Kenyan Political Family Refuses Cash Shock
It was difficult to feel optimistic about Kenya’s post-crisis power-sharing deal. It seemed a classic case of jobs for the boys in a giant cabinet while the tribal and land tensions that exploded into violence had been left to fester. Although many Kenyans hailed the arrival of Raila Odinga as prime minister, many others thought he was yet another politician who had learned his trade in the dark, corrupt Moi years. (The best road in Kenya remains the one that leads to his lakeside house built, I believe, when he was roads minister).
But since then Raila has done his best to suggest he may be the mouldbreaking politician his supporters have always claimed.
He has been one of the most consistently outspoken African leaders on Mugabe.
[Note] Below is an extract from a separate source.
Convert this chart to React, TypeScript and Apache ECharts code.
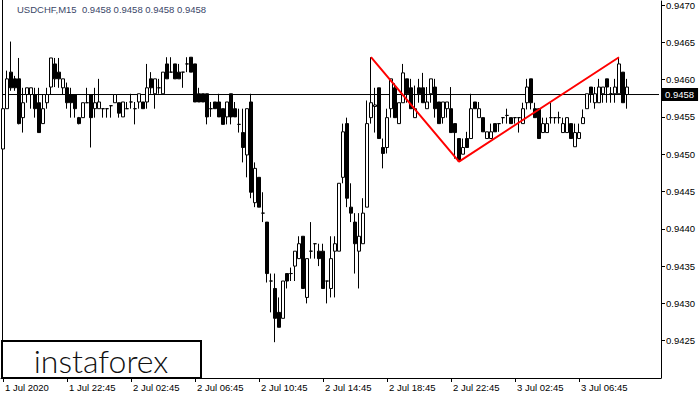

And then today it emerges his wife Ida has refused a generous government salary offered to her for “projecting a positive image of our nation’s family values”.
“In addition, the Government recognises your wise counsel and guidance which contribute to the public good in the course of nation building activities, besides playing hostess during national and other official public engagements,” read the letter obtained by The Standard newspaper. “In view of the above, and in order to compensate for the above services,” the letter said, the State had approved a monthly payment for her of Sh400,000 and allowances when she travels “within and outside the country on official engagements”.
Of course, if I was to be cynical, the whole thing may well have been a stunt to give the Railas an opportunity to refuse the money. But accusing politicans of politicking seems to miss the point. Stunt or not, this lays down a challenge to the whole of the Kenyan public sector and suggests Raila may be trying to deliver on his promise of a new way of doing things.